I was miserable when I got here first. I didn't understand my job, I didn't understand the blurry politics that I was expected to analyse. I used to sit in meetings squinting, making a physical effort to make sense of the melee of gossip, bitching and key essential information, all in a Spanish that I could only just follow (when my colleagues would tell me I needed to "read between the lines"). Anything worth knowing isn't reported in the media, so trying to track the process of the government's poverty reduction strategy is a matter of coded conversations and listening at doors. My boss would flap into my office in the morning to update us on what she found out at a World Bank party the night before: I would surreptitiously take notes so that later I could try to unravel who all the names referred to, and what those slang Spanish words meant.
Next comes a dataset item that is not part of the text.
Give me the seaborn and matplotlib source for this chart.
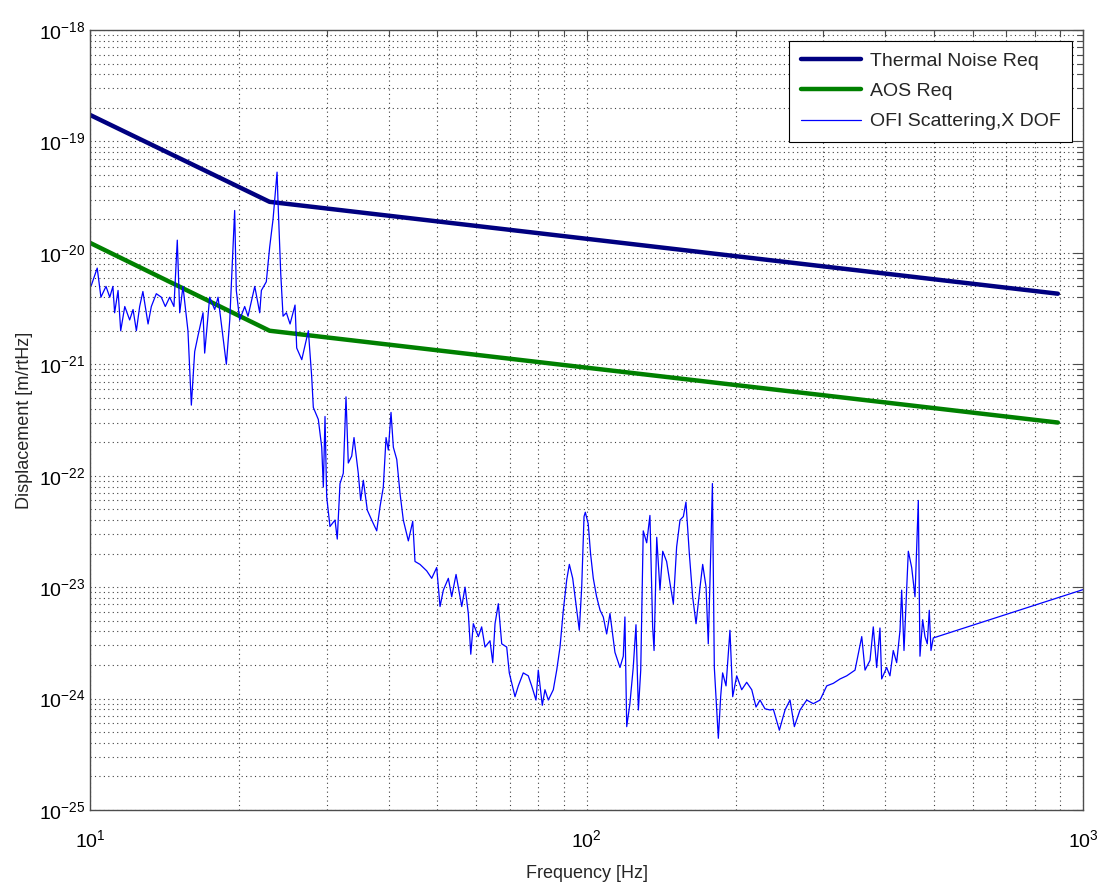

I have never felt so lost or stupid in my life.
Over the course of the year, I've experienced a massive breach between my learning curve (dramatic) and what I was expected to know (twice as much as I ever did). So that in spite of killing myself, I never felt like I was half good enough.
So work was a struggle. And everything else that happened was framed by work. It's taken until now for work by itself to be a reason to stay on. Suddenly (and though I can't point to a moment of epiphany, it has been a sudden, and complete, reversal), I have a clarity about what we're at here, and instead of feeling confused and inept, I get excited when I visit organisations. I have thick, interesting conversations with my colleagues. I'm getting it. I'm beginning to get it.
And in 3 weeks I'm leaving.
So now I have the luxury of regretting, or at least feeling sad. I hadn't realised how much I had internalised Tegucigalpa, or how accustomed I'd become to this funny ex pat life. The 5 minute commute to work, the perfect climate, the never needing to think about what to wear. The closeness of our work life, an office fizzing with energy and politics in equal measure. Slow, sweet Honduran smiles. When you ask a Honduran how they are, they unfailingly reply "pues, aqui, saludandote": "well, here, saying hello to you". Or rather, they unfailingly say nothing. I'll miss our (almost) effortless bilingualism, I'll miss taxi drivers asking if I'm married, I'll miss the view up to el Picacho so much I think it will hurt. And the mountains and the pine trees, the highway from Tegus to San Pedro that I've trawled in countless buses and the ocassional pick up. Dancing with the girls from the office. Dancing with sleazy boys trying to grind against my leg. I'll miss the music - the awful, terrible repetitive music - so much. Truth be told, I probably have no idea how much I'll miss.
But none of this, honestly, compares with the prospect of living with simp again, and being a reasonable distance from my family. So I'll remain pleasantly tortured, which is what I am. I am so happy, so lucky, so blessed: I've had an amazing year here, and I got out of it a stronger relationship and a proper job that equals, at last, something approaching a career.
Off diving for the last time next weekend, but I'll keep plugging away at this from time to time, as interesting things occur. And I might see you in October.